From the listing that follows, output everything exactly except the pictures.

* begin DATA EXCERPT *

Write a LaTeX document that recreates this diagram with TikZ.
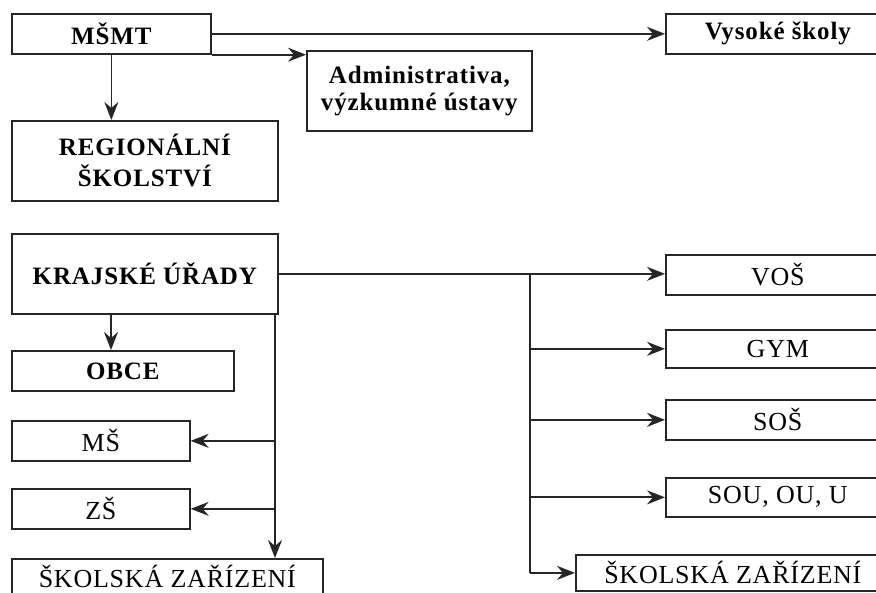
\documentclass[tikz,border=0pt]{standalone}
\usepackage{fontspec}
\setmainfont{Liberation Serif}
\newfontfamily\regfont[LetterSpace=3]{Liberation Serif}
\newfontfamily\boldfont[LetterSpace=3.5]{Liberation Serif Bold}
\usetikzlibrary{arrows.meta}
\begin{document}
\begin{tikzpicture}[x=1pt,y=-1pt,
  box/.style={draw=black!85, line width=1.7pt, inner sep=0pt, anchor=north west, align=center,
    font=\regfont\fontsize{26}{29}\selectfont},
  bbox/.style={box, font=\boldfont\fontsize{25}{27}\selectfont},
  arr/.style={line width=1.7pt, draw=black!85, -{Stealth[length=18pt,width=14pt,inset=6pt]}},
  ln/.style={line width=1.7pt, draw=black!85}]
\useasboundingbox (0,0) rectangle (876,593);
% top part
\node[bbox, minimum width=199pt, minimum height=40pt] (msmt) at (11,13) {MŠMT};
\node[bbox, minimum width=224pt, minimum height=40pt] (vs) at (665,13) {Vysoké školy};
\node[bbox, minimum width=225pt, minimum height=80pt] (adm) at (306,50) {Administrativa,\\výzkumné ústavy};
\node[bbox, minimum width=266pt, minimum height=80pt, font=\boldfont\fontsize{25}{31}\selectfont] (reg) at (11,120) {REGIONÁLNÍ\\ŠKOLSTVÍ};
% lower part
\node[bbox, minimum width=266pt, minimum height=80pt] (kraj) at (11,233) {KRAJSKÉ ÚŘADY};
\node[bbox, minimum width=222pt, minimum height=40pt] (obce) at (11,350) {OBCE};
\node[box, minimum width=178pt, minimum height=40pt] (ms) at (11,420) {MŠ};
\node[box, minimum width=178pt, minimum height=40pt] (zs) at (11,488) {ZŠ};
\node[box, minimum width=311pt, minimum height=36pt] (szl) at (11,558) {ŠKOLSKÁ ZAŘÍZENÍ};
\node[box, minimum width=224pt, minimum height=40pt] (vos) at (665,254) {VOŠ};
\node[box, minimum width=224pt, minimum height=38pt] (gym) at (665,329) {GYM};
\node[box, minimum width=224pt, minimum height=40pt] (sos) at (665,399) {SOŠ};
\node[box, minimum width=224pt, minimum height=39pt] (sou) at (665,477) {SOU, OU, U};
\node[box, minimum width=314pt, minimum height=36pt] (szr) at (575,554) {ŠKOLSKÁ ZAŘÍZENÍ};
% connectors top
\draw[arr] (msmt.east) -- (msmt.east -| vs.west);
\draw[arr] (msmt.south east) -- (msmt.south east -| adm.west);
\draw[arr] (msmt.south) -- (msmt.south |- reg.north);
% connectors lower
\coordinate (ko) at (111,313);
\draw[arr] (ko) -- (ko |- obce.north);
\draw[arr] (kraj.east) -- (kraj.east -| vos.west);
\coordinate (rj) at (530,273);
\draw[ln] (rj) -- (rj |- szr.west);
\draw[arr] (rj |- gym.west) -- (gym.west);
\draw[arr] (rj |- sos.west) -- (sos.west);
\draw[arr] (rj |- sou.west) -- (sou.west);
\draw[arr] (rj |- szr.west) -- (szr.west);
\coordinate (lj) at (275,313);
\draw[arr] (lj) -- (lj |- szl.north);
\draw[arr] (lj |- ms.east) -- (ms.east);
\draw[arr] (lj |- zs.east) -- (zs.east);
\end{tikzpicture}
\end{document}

* end DATA EXCERPT *

§ **THE RESPONSE**
Write a LaTeX document that recreates this diagram with TikZ.
\documentclass[tikz,border=0pt]{standalone}
\usepackage{fontspec}
\setmainfont{Liberation Serif}
\newfontfamily\regfont[LetterSpace=3]{Liberation Serif}
\newfontfamily\boldfont[LetterSpace=3.5]{Liberation Serif Bold}
\usetikzlibrary{arrows.meta}
\begin{document}
\begin{tikzpicture}[x=1pt,y=-1pt,
  box/.style={draw=black!85, line width=1.7pt, inner sep=0pt, anchor=north west, align=center,
    font=\regfont\fontsize{26}{29}\selectfont},
  bbox/.style={box, font=\boldfont\fontsize{25}{27}\selectfont},
  arr/.style={line width=1.7pt, draw=black!85, -{Stealth[length=18pt,width=14pt,inset=6pt]}},
  ln/.style={line width=1.7pt, draw=black!85}]
\useasboundingbox (0,0) rectangle (876,593);
% top part
\node[bbox, minimum width=199pt, minimum height=40pt] (msmt) at (11,13) {MŠMT};
\node[bbox, minimum width=224pt, minimum height=40pt] (vs) at (665,13) {Vysoké školy};
\node[bbox, minimum width=225pt, minimum height=80pt] (adm) at (306,50) {Administrativa,\\výzkumné ústavy};
\node[bbox, minimum width=266pt, minimum height=80pt, font=\boldfont\fontsize{25}{31}\selectfont] (reg) at (11,120) {REGIONÁLNÍ\\ŠKOLSTVÍ};
% lower part
\node[bbox, minimum width=266pt, minimum height=80pt] (kraj) at (11,233) {KRAJSKÉ ÚŘADY};
\node[bbox, minimum width=222pt, minimum height=40pt] (obce) at (11,350) {OBCE};
\node[box, minimum width=178pt, minimum height=40pt] (ms) at (11,420) {MŠ};
\node[box, minimum width=178pt, minimum height=40pt] (zs) at (11,488) {ZŠ};
\node[box, minimum width=311pt, minimum height=36pt] (szl) at (11,558) {ŠKOLSKÁ ZAŘÍZENÍ};
\node[box, minimum width=224pt, minimum height=40pt] (vos) at (665,254) {VOŠ};
\node[box, minimum width=224pt, minimum height=38pt] (gym) at (665,329) {GYM};
\node[box, minimum width=224pt, minimum height=40pt] (sos) at (665,399) {SOŠ};
\node[box, minimum width=224pt, minimum height=39pt] (sou) at (665,477) {SOU, OU, U};
\node[box, minimum width=314pt, minimum height=36pt] (szr) at (575,554) {ŠKOLSKÁ ZAŘÍZENÍ};
% connectors top
\draw[arr] (msmt.east) -- (msmt.east -| vs.west);
\draw[arr] (msmt.south east) -- (msmt.south east -| adm.west);
\draw[arr] (msmt.south) -- (msmt.south |- reg.north);
% connectors lower
\coordinate (ko) at (111,313);
\draw[arr] (ko) -- (ko |- obce.north);
\draw[arr] (kraj.east) -- (kraj.east -| vos.west);
\coordinate (rj) at (530,273);
\draw[ln] (rj) -- (rj |- szr.west);
\draw[arr] (rj |- gym.west) -- (gym.west);
\draw[arr] (rj |- sos.west) -- (sos.west);
\draw[arr] (rj |- sou.west) -- (sou.west);
\draw[arr] (rj |- szr.west) -- (szr.west);
\coordinate (lj) at (275,313);
\draw[arr] (lj) -- (lj |- szl.north);
\draw[arr] (lj |- ms.east) -- (ms.east);
\draw[arr] (lj |- zs.east) -- (zs.east);
\end{tikzpicture}
\end{document}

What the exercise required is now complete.